Patrolling the Jnana Bharati campus has become a hard task, writes K.V. Subramanya

EVEN AS cases of murder, rape and robbery are being regularly reported from Bangalore University's Jnana Bharati campus, authorities have not taken adequate steps to strengthen the security there.

Over the years, it has turned into a safe haven for criminals to carry out their activities. In the latest incident, a 12-year-old girl was sexually abused at a dilapidated building on the campus on Sunday evening.

The most shocking of the crimes that have taken place on the campus was the gang rape of a woman, whose husband was in Central Jail, by taxi drivers in April 2005. Four men raped her in front of her children.

A few months ago, three men kidnapped a Mumbai-based electrician from the Majestic area in an autorickshaw, took him to the Jnana Bharati campus and robbed him of Rs. 7,000near the Physical Education Department.

In the most sensational incident, criminals brought the body of a man they had murdered elsewhere and set it afire on the campus, a few hours before the then Prime Minister A.B. Vajpayee visited the campus to inaugurate the 90th Indian Science Congress on January 3, 2003.

Though the elite SPG and the city police had cordoned off the campus area and conducted security checks on January 2, criminals had hoodwinked the security personnel, brought the body and set it on fire on the night of January 2 near the Gandhi Smarak Bhavan on the Sports Authority of India Road.

A senior police official said there had been instances of criminals summoning their enemy to the vast, wooded and desolate campus during nights and murdering him there.

The desolate wooded areas on the campus were rendezvous for young lovers who stayed there till late in the night. Such lovers were becoming the soft targets of chain snatchers and robbers, the official said.

According to Deputy Commissioner of Police (West) K.V. Sharathchandra, there are five entrances to the campus and only one has a gate. This has resulted in free access to the campus.

Following increase in crime on the campus, a year ago the police requested the university authorities to install gates at all the entrances and take up the construction of compound wall. "The university has not done that. I will immediately take up the matter with the Registrar Sanjay Veer Singh," Mr. Sharthchandra told The Hindu.

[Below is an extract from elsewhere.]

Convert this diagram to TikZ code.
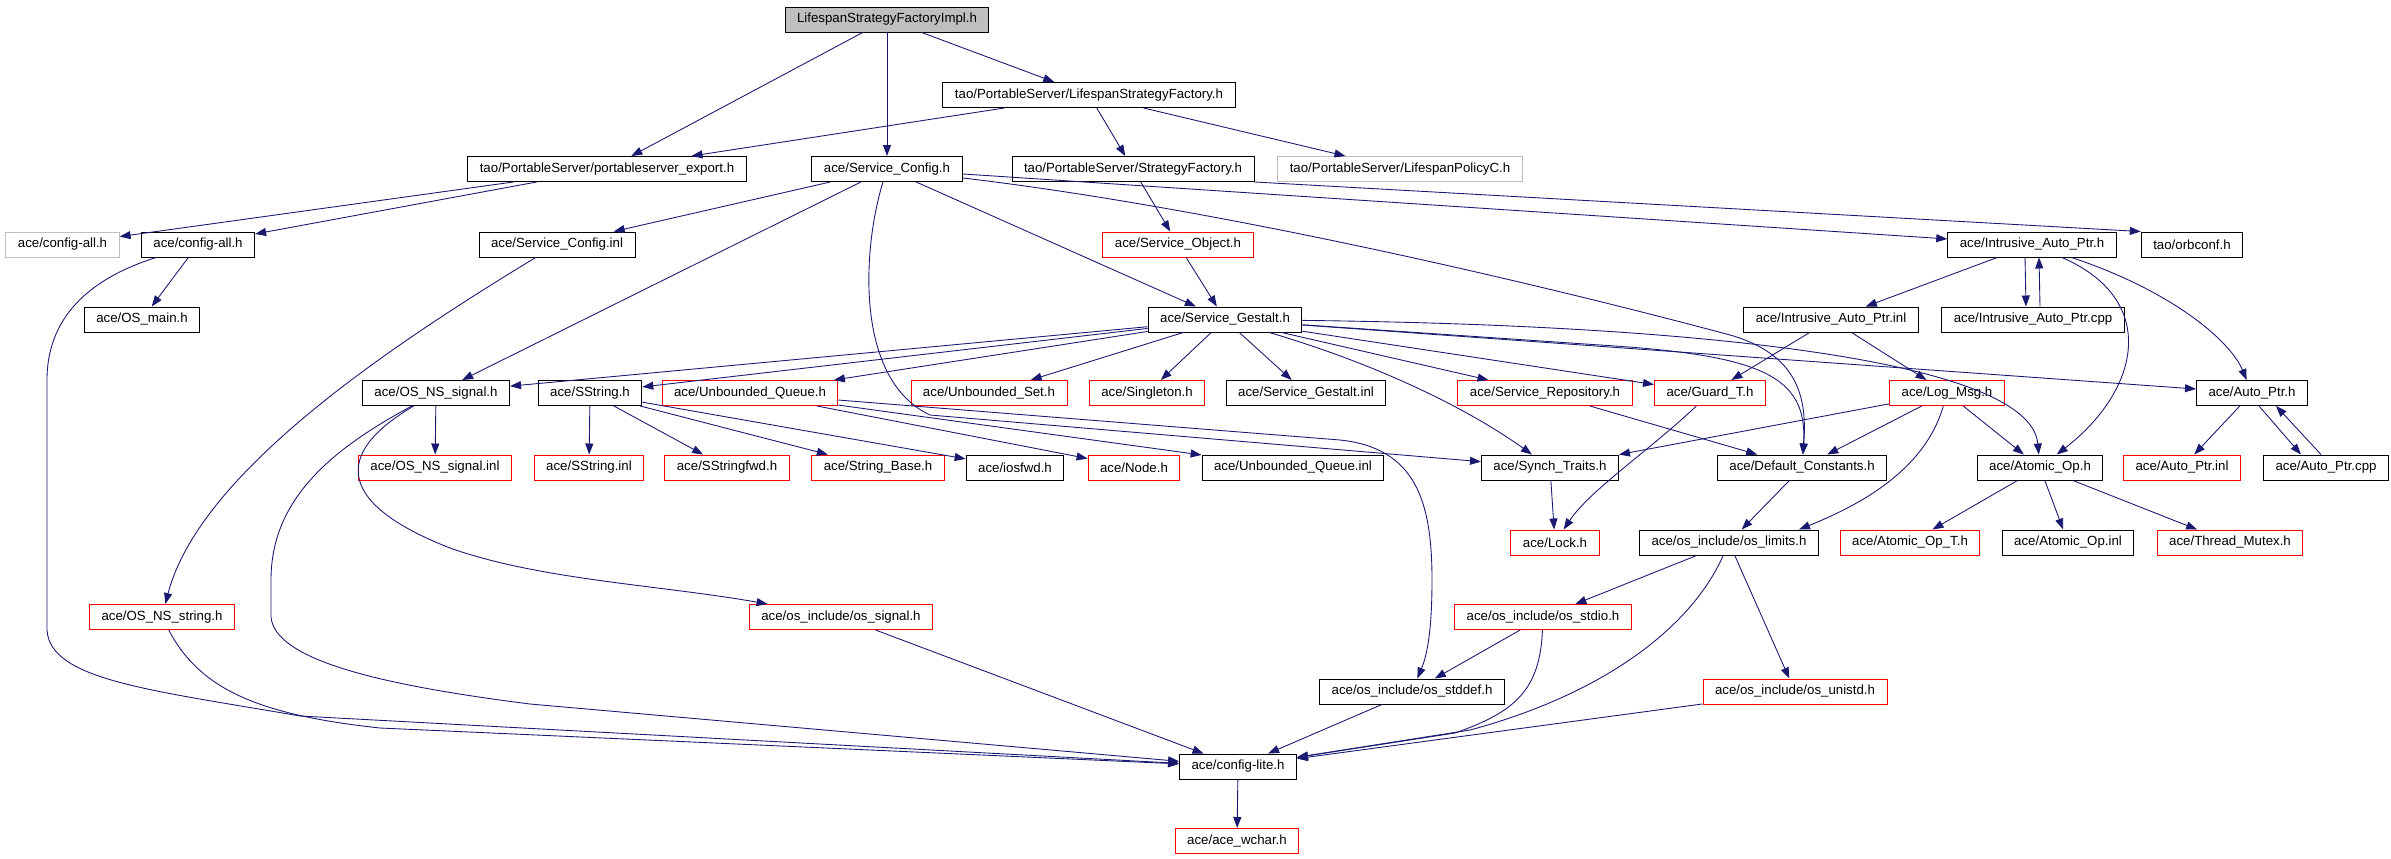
\documentclass[tikz,border=0pt]{standalone}
\usepackage{fontspec}
\setmainfont{Liberation Sans}
\usetikzlibrary{arrows.meta}
\definecolor{edgeblue}{HTML}{191970}
\definecolor{boxgray}{HTML}{BFBFBF}
\tikzset{
	hdr/.style={draw=black, line width=0.55pt, font=\fontsize{7.55}{9}\selectfont, inner xsep=0.24cm, inner ysep=0pt, minimum height=0.5cm},
	hdrred/.style={hdr, draw=red},
	hdrgray/.style={hdr, draw=boxgray},
	hdrroot/.style={hdr, fill=boxgray},
	incl/.style={draw=edgeblue, line width=0.5pt, -{Triangle[length=0.22cm,width=0.16cm]}}
}

\begin{document}
\begin{tikzpicture}[x=0.02cm,y=-0.02cm]
			\useasboundingbox (0,0) rectangle (2391,859);
			% headers, row by row
			\node[hdrroot] (lsfi) at (887,19.5) {LifespanStrategyFactoryImpl.h};
			\node[hdr] (lsf) at (1089,95) {tao/PortableServer/LifespanStrategyFactory.h};
			\node[hdr] (pse) at (607,169) {tao/PortableServer/portableserver\_export.h};
			\node[hdr] (sconf) at (887,169) {ace/Service\_Config.h};
			\node[hdr] (sfact) at (1133,169) {tao/PortableServer/StrategyFactory.h};
			\node[hdrgray] (lpolc) at (1400,169) {tao/PortableServer/LifespanPolicyC.h};
			\node[hdrgray] (cfgallx) at (62.5,244.5) {ace/config-all.h};
			\node[hdr] (cfgall) at (198,244.5) {ace/config-all.h};
			\node[hdr] (sconfinl) at (557,244.5) {ace/Service\_Config.inl};
			\node[hdrred] (sobj) at (1178,244.5) {ace/Service\_Object.h};
			\node[hdr] (iap) at (2032,244.5) {ace/Intrusive\_Auto\_Ptr.h};
			\node[hdr] (orbconf) at (2192,244.5) {tao/orbconf.h};
			\node[hdr] (osmain) at (142,319.5) {ace/OS\_main.h};
			\node[hdr] (sgest) at (1225,319.5) {ace/Service\_Gestalt.h};
			\node[hdr] (iapinl) at (1831,319.5) {ace/Intrusive\_Auto\_Ptr.inl};
			\node[hdr] (iapcpp) at (2033,319.5) {ace/Intrusive\_Auto\_Ptr.cpp};
			\node[hdr] (nssig) at (436,393) {ace/OS\_NS\_signal.h};
			\node[hdr] (sstr) at (590,393) {ace/SString.h};
			\node[hdrred] (uqueue) at (750,393) {ace/Unbounded\_Queue.h};
			\node[hdrred] (uset) at (989,393) {ace/Unbounded\_Set.h};
			\node[hdrred] (single) at (1147,393) {ace/Singleton.h};
			\node[hdr] (sgestinl) at (1306,393) {ace/Service\_Gestalt.inl};
			\node[hdrred] (srepo) at (1545,393) {ace/Service\_Repository.h};
			\node[hdrred] (guard) at (1710,393) {ace/Guard\_T.h};
			\node[hdrred] (logmsg) at (1947,393) {ace/Log\_Msg.h};
			\node[hdr] (aptr) at (2252,393) {ace/Auto\_Ptr.h};
			\node[hdrred] (nssiginl) at (435,467.5) {ace/OS\_NS\_signal.inl};
			\node[hdrred] (sstrinl) at (589,467.5) {ace/SString.inl};
			\node[hdrred] (sstrfwd) at (727,467.5) {ace/SStringfwd.h};
			\node[hdrred] (strbase) at (878,467.5) {ace/String\_Base.h};
			\node[hdr] (iosfwd) at (1015,467.5) {ace/iosfwd.h};
			\node[hdrred] (nodeh) at (1134,467.5) {ace/Node.h};
			\node[hdr] (uqinl) at (1293,467.5) {ace/Unbounded\_Queue.inl};
			\node[hdr] (synch) at (1550,467.5) {ace/Synch\_Traits.h};
			\node[hdr] (defc) at (1802,467.5) {ace/Default\_Constants.h};
			\node[hdr] (atomic) at (2040,467.5) {ace/Atomic\_Op.h};
			\node[hdrred] (aptrinl) at (2182,467.5) {ace/Auto\_Ptr.inl};
			\node[hdr] (aptrcpp) at (2326,467.5) {ace/Auto\_Ptr.cpp};
			\node[hdrred] (lock) at (1555,542.5) {ace/Lock.h};
			\node[hdr] (oslim) at (1729,542.5) {ace/os\_include/os\_limits.h};
			\node[hdrred] (atomict) at (1910,542.5) {ace/Atomic\_Op\_T.h};
			\node[hdr] (atomicinl) at (2068,542.5) {ace/Atomic\_Op.inl};
			\node[hdrred] (tmutex) at (2230,542.5) {ace/Thread\_Mutex.h};
			\node[hdrred] (nsstr) at (162,617) {ace/OS\_NS\_string.h};
			\node[hdrred] (ossig) at (841,617) {ace/os\_include/os\_signal.h};
			\node[hdrred] (osstdio) at (1543,617) {ace/os\_include/os\_stdio.h};
			\node[hdr] (osstddef) at (1412,691.5) {ace/os\_include/os\_stddef.h};
			\node[hdrred] (osunistd) at (1795,691.5) {ace/os\_include/os\_unistd.h};
			\node[hdr] (cfglite) at (1238,766.5) {ace/config-lite.h};
			\node[hdrred] (wchar) at (1237,841) {ace/ace\_wchar.h};

			% includes
			\draw[incl] (lsfi) -- (pse);
			\draw[incl] (lsfi) -- (sconf);
			\draw[incl] (lsfi) -- (lsf);
			\draw[incl] (lsf) -- (pse);
			\draw[incl] (lsf) -- (sfact);
			\draw[incl] (lsf) -- (lpolc);
			\draw[incl] (pse) -- (cfgallx);
			\draw[incl] (pse) -- (cfgall);
			\draw[incl] (cfgall) -- (osmain);
			\draw[incl] (cfgall) .. controls (100,275) and (47,310) .. (47,380) -- (47,630)
				.. controls (50,680) and (150,690) .. (300,716) -- (cfglite);
			\draw[incl] (sconf) -- (sconfinl);
			\draw[incl] (sconf) -- (nssig);
			\draw[incl] (sconf) -- (sgest);
			\draw[incl] (sconf) -- (iap);
			\draw[incl] (sconf) .. controls (862,250) and (855,380) .. (930,415) -- (synch);
			\draw[incl] (sconf) .. controls (1250,212) and (1600,300) .. (1730,335)
				.. controls (1800,355) and (1807,400) .. (defc);
			\draw[incl] (sfact) -- (sobj);
			\draw[incl] (sfact.south east) -- (orbconf.north west);
			\draw[incl] (sobj) -- (sgest);
			\draw[incl] (sconfinl) .. controls (400,340) and (200,470) .. (nsstr);
			\draw[incl] (iap) -- (iapinl);
			\draw[incl] ([xshift=-0.14cm]iap.south) -- ([xshift=-0.14cm]iapcpp.north);
			\draw[incl] ([xshift=0.14cm]iapcpp.north) -- ([xshift=0.14cm]iap.south);
			\draw[incl] (iap) .. controls (2160,300) and (2140,390) .. (atomic);
			\draw[incl] (iap) .. controls (2170,290) and (2230,340) .. (aptr);
			\draw[incl] (sgest) -- (nssig);
			\draw[incl] (sgest) -- (sstr);
			\draw[incl] (sgest) -- (uqueue);
			\draw[incl] (sgest) -- (uset);
			\draw[incl] (sgest) -- (single);
			\draw[incl] (sgest) -- (sgestinl);
			\draw[incl] (sgest) -- (srepo);
			\draw[incl] (sgest) -- (guard);
			\draw[incl] (sgest) -- (aptr);
			\draw[incl] (sgest) .. controls (1380,365) and (1470,410) .. (synch);
			\draw[incl] (sgest) -- (1600,345) .. controls (1760,355) and (1808,375) .. (defc);
			\draw[incl] (sgest) .. controls (1700,325) and (2030,360) .. (atomic);
			\draw[incl] (iapinl) -- (guard);
			\draw[incl] (iapinl) -- (logmsg);
			\draw[incl] (nssig) -- (nssiginl);
			\draw[incl] (nssig) .. controls (330,455) and (340,505) .. (450,548)
				.. controls (540,580) and (660,585) .. (ossig);
			\draw[incl] (nssig) .. controls (330,450) and (271,500) .. (271,580) -- (271,617)
				.. controls (275,660) and (380,685) .. (530,704) -- (cfglite);
			\draw[incl] (sstr) -- (sstrinl);
			\draw[incl] (sstr) -- (sstrfwd);
			\draw[incl] (sstr) -- (strbase);
			\draw[incl] (sstr) -- (iosfwd);
			\draw[incl] (uqueue) -- (nodeh);
			\draw[incl] (uqueue) -- (uqinl);
			\draw[incl] (uqueue) -- (1340,440) .. controls (1415,448) and (1432,500) .. (1432,580)
				.. controls (1432,640) and (1425,660) .. (osstddef);
			\draw[incl] (srepo) -- (defc);
			\draw[incl] (guard) .. controls (1650,450) and (1590,490) .. (lock);
			\draw[incl] (logmsg) -- (synch);
			\draw[incl] (logmsg) -- (defc);
			\draw[incl] (logmsg) -- (atomic);
			\draw[incl] (logmsg) .. controls (1925,470) and (1860,505) .. ([xshift=1.4cm]oslim.north);
			\draw[incl] (aptr) -- (aptrinl);
			\draw[incl] ([xshift=0.14cm]aptr.south) -- ([xshift=-0.5cm]aptrcpp.north);
			\draw[incl] ([xshift=-0.1cm]aptrcpp.north) -- ([xshift=0.48cm]aptr.south);
			\draw[incl] (synch) -- (lock);
			\draw[incl] (defc) -- (oslim);
			\draw[incl] (atomic) -- (atomict);
			\draw[incl] (atomic) -- (atomicinl);
			\draw[incl] (atomic) -- (tmutex);
			\draw[incl] (oslim) -- (osstdio);
			\draw[incl] (oslim) -- (osunistd);
			\draw[incl] (oslim) .. controls (1690,630) and (1600,695) .. (1470,730) -- (cfglite);
			\draw[incl] (nsstr) .. controls (200,690) and (260,715) .. (380,728) -- (cfglite);
			\draw[incl] (ossig) -- (cfglite);
			\draw[incl] (osstdio) -- (osstddef);
			\draw[incl] (osstdio) .. controls (1540,690) and (1515,712) .. (1455,733) -- (cfglite);
			\draw[incl] (osstddef) -- (cfglite);
			\draw[incl] (osunistd) -- (cfglite);
			\draw[incl] (cfglite) -- (wchar);
\end{tikzpicture}
\end{document}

A constable, along with a Home Guard hired by the university, was being posted at each of the five entrances from 8 p.m. to 8 a.m. But crimes were being reported during the other hours of the day, he said.

According to the police, though the university posts 22 Home guards on the campus in the night, they have not been able to patrol the nearly 2,000-acre-vast campus. Patrolling the Jnana Bharati campus has become a herculean task even for the local police as nearly 40 per cent of the area in the West division of the city police falls under the jurisdiction of the Jnana Bharati police station.